Monday, May 7, 2012

homestudy thoughts...

My kids watching a movie, so cute right?!


Currently we are getting our house ready for our homestudy inspection for our adoption application. It is the final step in being able to be approved to adopt. I was scrubbing down our kitchen cabinets the other day in preparation (and no, our house does not need to be immaculate to pass and  really our house should look more like the above picture when it is inspected because it shows kids having fun). It is a chore that I don't do very often and so it made me think a lot about the reason that I was doing it this time. What came to the surface was some mixed feelings, bittersweet feelings. Feelings of insecurity regarding infertility and a bit of excitement at what it will also help bring us.

I first have to say that I totally understand the purpose in having home inspections. If I was a birth mother, and choosing to make that sacrifice for my child, I would want my child to go to the best, safest home possible. I would never want my child thrown into a home where it was assumed it was safe. So again, I totally understand why it is required.

But it is still hard to swallow the fact that the majority of the population of those having children do NOT have to have every nook and cranny of their house inspected to be able to bring their baby home. And they do not have to prove that they will be good parents, or have a strong marriage, or be asked how they will discipline their child, or have to have a physical to show that you are perfectly healthy, or have to show they have enough money or room enough in their house.  It is just another infertility punch to the gut.

And with that being said, those feelings aren't as painful as they used to be. They are just feelings, and I have learned to validate them, ponder on them and then move on.
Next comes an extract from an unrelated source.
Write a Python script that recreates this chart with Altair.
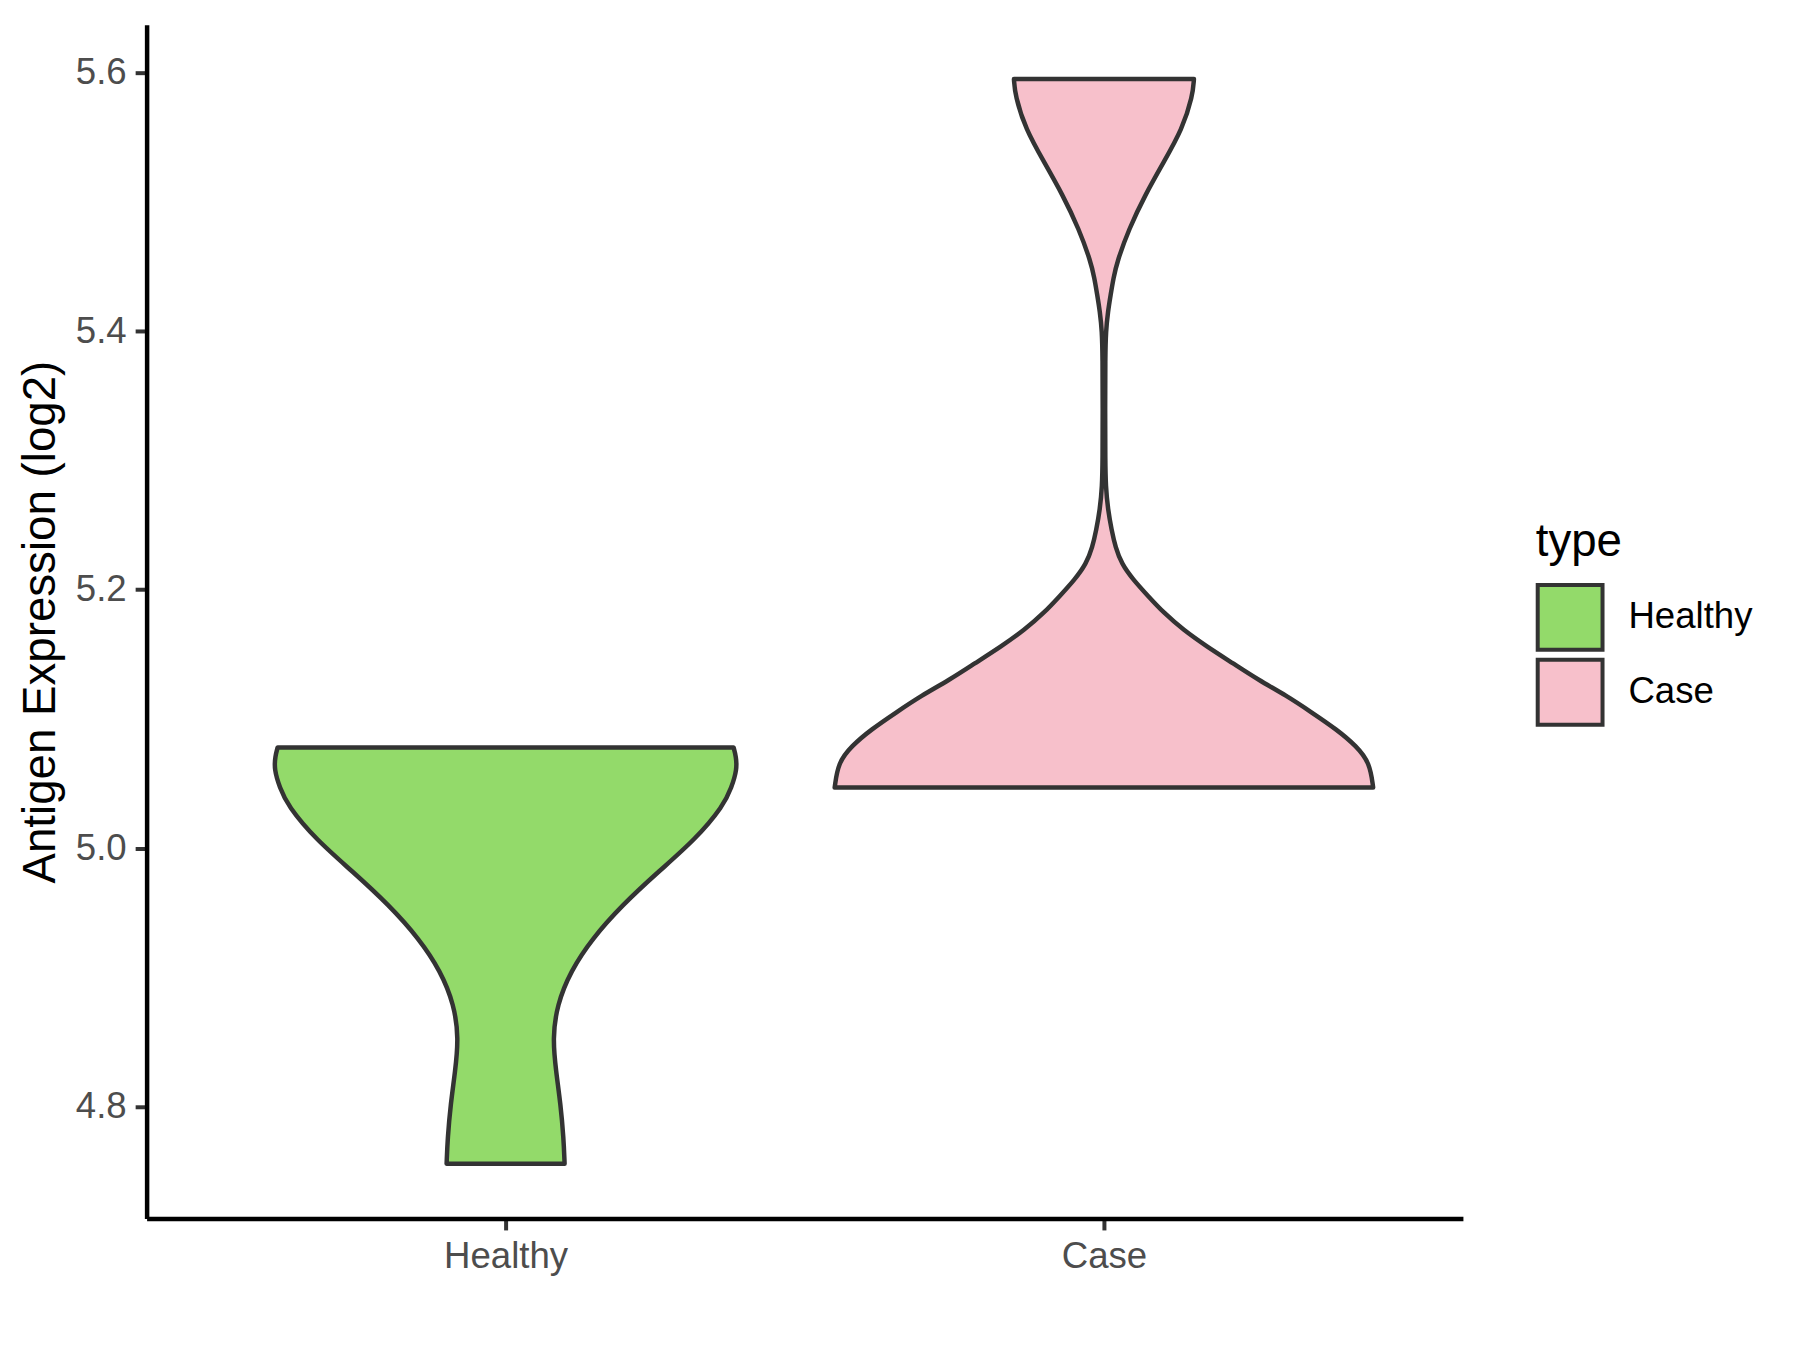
import altair as alt
import pandas as pd

# categories and colours
groups = ["Healthy", "Case"]
group_pos = [1, 2]
fill_colors = ["#93DA6A", "#F7C0CB"]

# violin outlines: expression level (log2) and half-width (density scaled)
healthy_y = [4.756, 4.776, 4.802, 4.827, 4.853, 4.879, 4.905, 4.930, 4.956,
             4.982, 5.007, 5.033, 5.047, 5.061, 5.071, 5.078]
healthy_hw = [0.0986, 0.0969, 0.0919, 0.0844, 0.0785, 0.0860, 0.1086, 0.1445,
              0.1947, 0.2556, 0.3175, 0.3642, 0.3776, 0.3868, 0.3851, 0.3810]

case_y = [5.047, 5.066, 5.079, 5.092, 5.105, 5.118, 5.130, 5.143, 5.156, 5.169,
          5.182, 5.195, 5.208, 5.220, 5.233, 5.246, 5.262, 5.280, 5.300, 5.340,
          5.380, 5.400, 5.415, 5.428, 5.441, 5.454, 5.479, 5.505, 5.531, 5.556,
          5.582, 5.595]
case_hw = [0.4500, 0.4444, 0.4222, 0.3888, 0.3475, 0.3053, 0.2590, 0.2160,
           0.1721, 0.1325, 0.1003, 0.0740, 0.0485, 0.0296, 0.0192, 0.0129,
           0.0067, 0.0030, 0.0022, 0.0020, 0.0022, 0.0033, 0.0067, 0.0112,
           0.0159, 0.0222, 0.0418, 0.0685, 0.1003, 0.1308, 0.1484, 0.1504]

y_ticks = [4.8, 5.0, 5.2, 5.4, 5.6]

rows = []
for name, pos, ys, hws in [("Healthy", 1, healthy_y, healthy_hw),
                           ("Case", 2, case_y, case_hw)]:
    for v, hw in zip(ys, hws):
        rows.append({"type": name, "value": v, "xl": pos - hw, "xr": pos + hw})
df = pd.DataFrame(rows)

FONT = "Liberation Sans"

chart = alt.Chart(df).mark_area(
    orient="horizontal", interpolate="basis",
    stroke="#333333", strokeWidth=4.5, strokeJoin="round", opacity=1
).encode(
    y=alt.Y("value:Q",
            scale=alt.Scale(domain=[4.7137, 5.6369], nice=False, zero=False),
            axis=alt.Axis(values=y_ticks, format=".1f", grid=False,
                          title="Antigen Expression (log2)",
                          titlePadding=11)),
    x=alt.X("xl:Q",
            scale=alt.Scale(domain=[0.4, 2.6], nice=False, zero=False),
            axis=alt.Axis(values=group_pos, grid=False, title=None,
                          labelExpr="datum.value == 1 ? 'Healthy' : 'Case'")),
    x2="xr:Q",
    color=alt.Color("type:N",
                    scale=alt.Scale(domain=groups, range=fill_colors),
                    legend=alt.Legend(
                        title="type", orient="none",
                        legendX=1393, legendY=497, padding=0,
                        titleFontSize=45.8, titleFont=FONT, titleColor="black",
                        titleFontWeight="normal", titlePadding=17,
                        labelFontSize=36.7, labelFont=FONT, labelColor="black",
                        labelOffset=24,
                        symbolType="square", symbolSize=4225,
                        symbolStrokeColor="#333333", symbolStrokeWidth=4,
                        symbolOpacity=1, rowPadding=-10)),
).properties(
    width=1320, height=1197,
    autosize=alt.AutoSizeParams(type="none"),
    padding={"left": 139, "top": 15, "right": 330, "bottom": 115},
).configure_view(
    stroke=None
).configure_axis(
    domainColor="black", domainWidth=4.5,
    tickColor="#333333", tickWidth=4, tickSize=11.5,
    labelFont=FONT, labelFontSize=36.7, labelColor="#4D4D4D", labelPadding=9,
    titleFont=FONT, titleFontSize=45.8, titleColor="black", titleFontWeight="normal",
)

chart.save("out.html", embed_options={"renderer": "svg", "actions": False})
Because I AM a Mother. We have done this twice before and it brought us that much closer to finding our babies. And we found them! And it is doing the same for us this time, bringing us that much closer to our 3rd baby. And that is the exciting part and makes it all so worth it.

3 comments:

Anonymous said...

I never thought about that pain with infertility. You are right, when you aren't adopting you can have the nastiest house and the worst marriage and the baby still gets to come home. Instead of a homestudy they should read your blog! You seem to be such a loving and fun mom. You also write of your struggles but looking at the pictures of your kids it is obvious they are so well loved and cared for. A friend of a friend is pregnant. I was really hoping she would choose adoption. She had mixed feelings about adoption. I kept telling the friend the wonderful things of providing a home where there are two stable loving parents and siblings. I thought of your blog the entire time. How I wish I could have shared your blog with the friend of the friend so she could see the greatness of adoption. How I wish I could have lead her to you and your family.

Jen said...

I totally agree with you! I would get so upset that I had to take a class to become a mom! When teenagers we're having kids around me right and left! Good luck to you and I hope you get another little one soon!

Unknown said...

I had trouble with those same feelings when we started the adoption process. I agree, its just another blow.
You are an amazing mom and any child would be lucky to have you! I am so excited to see what happens.